最初にこの島を訪れたとき、伊江村教育委員会の友寄さんが、日が沈む前にまずは城山の神さまに挨拶しに行ったほうがよい、ということで日没ぎりぎりに御嶽の入口まで行ってご挨拶。山の上まで176メートル続く階段を登るというのは、7月に皆が来るときまでとっておくことに。
ノーラのレジデンスに前田さんが伊江島を推薦してくれた理由に、芸能が盛んな地域であること、ノーラの腰の低く足を踏み込む踊りが伊江の村踊りにもあること、村の教育委員会におもしろい人(友寄さん)がいること、があったようだ。
伊江の8つの地区にそれぞれ特徴的な芸能があり、地区の人たちが大切に引き継いできている。無形重要文化財に指定され民謡・村踊りともに評価が高いそうだ。鬼面踊りのペンシマという腰の低い、珍しい踊りもあり、レジデンスの時期に、練習風景を見学できればいいなと思っている。
沖縄のどの地域にいっても、それぞれの地区で豊年祭を行い、その練習や公演をする区民会館を持っていることを見て来ると、いろいろ課題はあるのだろうが、他の日本の地域とは比べ物にならないくらい地の芸能が人々の暮らしに根ざしているのだと感じる。一方、生きた芸能として後世に引き継いでいくことの大変さもあるようだ。芸能の練習にかける時間や、若い人が外に出て行ってしまい、後継者の数も減ってきている。形式的でない芸能を受け継いでいく世代の交代の難しさ。この話は訪れた沖縄のどの地域でも聞こえてくる。
沖縄の代表的な民謡で、シンボウさんも歌っている「まんしゅく節」は、伊江島が発祥の地だとのことで、友寄さんにその碑を見せてもらった。この歌は、まんしゅくと、なび、という二人の女の子のどっちが可愛いか、という沖縄の若者の楽しい恋の歌だ。そうかこの歌が伊江島の歌だったのか。
友寄さんから伊江島の話を聞く中で、同じ島でも宮古島とは受ける印象が随分と違うのは、やはり戦争の傷跡が大きいことだろう。「草木1本さえも焼き尽くされた」という表現のように、空港の滑走路があったことで標的にされたと言われる伊江島は、かなり深い傷を負った。本部から伊江に渡るフェリーの中で、山城知佳子さんに紹介され始めて、ラインで連らくとりあったあんぽゆきこさんが、事務所スタッフをされているヌチドゥタカラの家という反戦平和資料館を訪れた。“沖縄のガンジー”と呼ばれた阿波根昌鴻(あはごん・しょうこう)さんが、自費で建てた反戦平和資料館。いわゆる資料館というきれいに整えられたものではなく、戦争中の生活品や遺品、当時の写真、米軍の銃弾などが、埃とカビ臭の中で雑然と、リアルさを持って並べられている。いつ塵と化してしまうのだろうかと危ぶまれる資料の山に、戦争の現実感が見える。
阿波根さんの講演の様子はこちら。
そして、伊江島には基地がある。そのことが私には見えない重圧として感じるのかもしれない。伊江島の観光マップには、北西の部分が切れている。そこが米国基地。訓練専用基地として生活空間はない。島の東に住んでいる人には、基地の存在はほぼ感じないそうだ。小学校が2つ西と東にあり、中学はひとつ。高校は島の外に通う。
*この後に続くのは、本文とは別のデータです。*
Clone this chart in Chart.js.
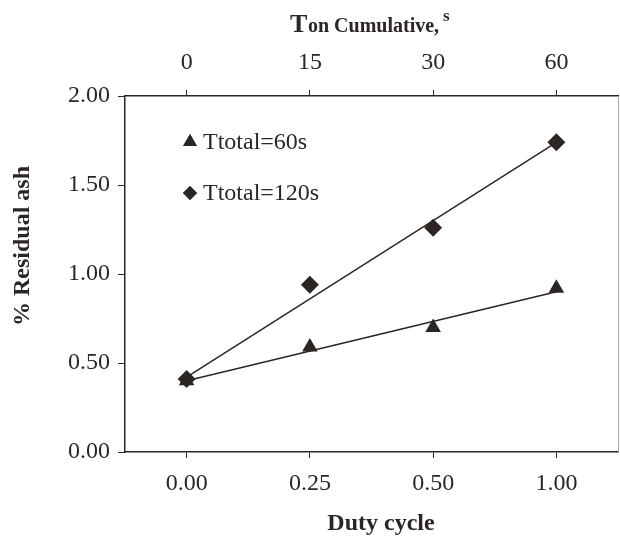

島の北側の海と南側の海とでは、まるで表情が違う。北側には、湧出ワジといわれる断崖の下から湧き出す清水がある。昔は貴重な水源だったところだ。ここの上から海をみおろすと、地平線は平ではなく丸いとわかる。ああ、地球は丸かったんだなあ、と実感できる場所。こんなに青いだけの海が、軍艦で埋め尽くされた日があったなんて想像し難い。
戦争中に多くの人が避難した洞窟、千人ガマと呼ばれる場所も今は観光地になっている。
伊江島という正視するには覚悟のいる歴史を持ち、飛行訓練の米軍基地が在り、しかし素晴らしい海に囲まれた美しい芸能の島。
ノーラのレジデンスをいくつもの顔を持つ(それが沖縄ともいえる)この島で行えることは、最初はどこか馴染めないところもあったが、今はむしろしっくりと感じられる。宮古、那覇、備瀬と滞在制作をしながら沖縄本島を北上して、最終の途中経過発表の公演を伊江島で行うことは、最初からここに辿り着くように決まっていたのかもしれない。
明日は、会場となる農村改善センターで公演に向けての打ち合わせをする。